Christmas in The Post-War United States - Christmas Cards

Christmas Cards

The first White House Christmas card was sent during the administration of Dwight David Eisenhower in 1953. President Eisenhower was an amateur artist and personally consulted with the head of Hallmark Cards on the project. Over the course of two terms, the Eisenhower White House issued 38 different cards and prints with many of them bearing the President's own artwork. The tradition was continued during the Kennedy years with Jacqueline Kennedy's artwork featured on a 1963 card issued to raise funds for a national performing arts center.

Early in the post-War years, cards exhibited traditional sentiments and art that reassured war weary Americans. As the 1960s neared, however, sophisticated, adult-oriented cards called "Slim Jims" began appearing on the market. The cards displayed Santas driving fin-tailed convertibles and beatniks delivering greetings in hepcat lingo. The highly stylized cards remained popular well into the 1960s, poking fun at fads and world events. Family photo cards and newsletters (meticulously handwritten or typed by busy moms) became commonplace during the 1960s as well.

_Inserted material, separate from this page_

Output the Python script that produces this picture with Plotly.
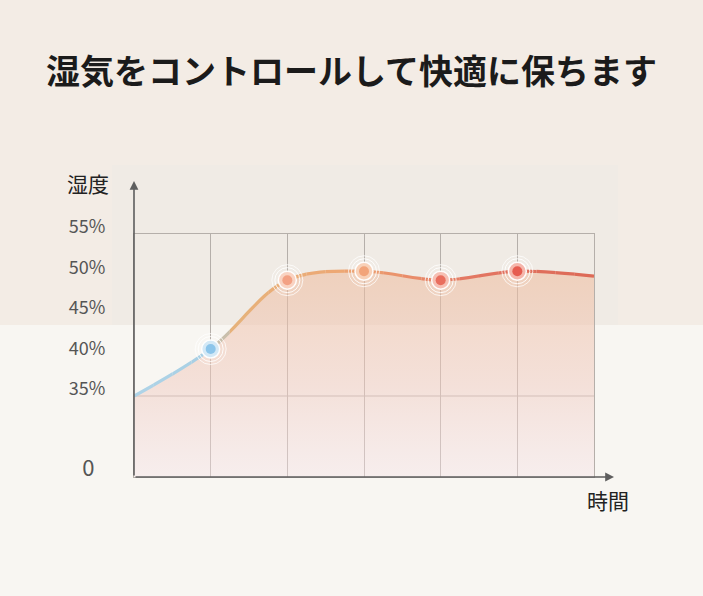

Hallmark brought African American culture to greeting cards in the 1960s as well as contemporary cultural images such as elves sporting Beatle haircuts and psychedelic Christmas trees in Warholesque colors. "Happy Christmas" replaced "Merry Christmas" here and there after clergymen decided the traditional greeting was associated with inebriation. In 1961, 50 billion Christmas cards were mailed by Americans, and, in 1962, America's first Christmas postage stamp was issued—causing a mild firestorm by those who felt the stamp violated separation of church and state.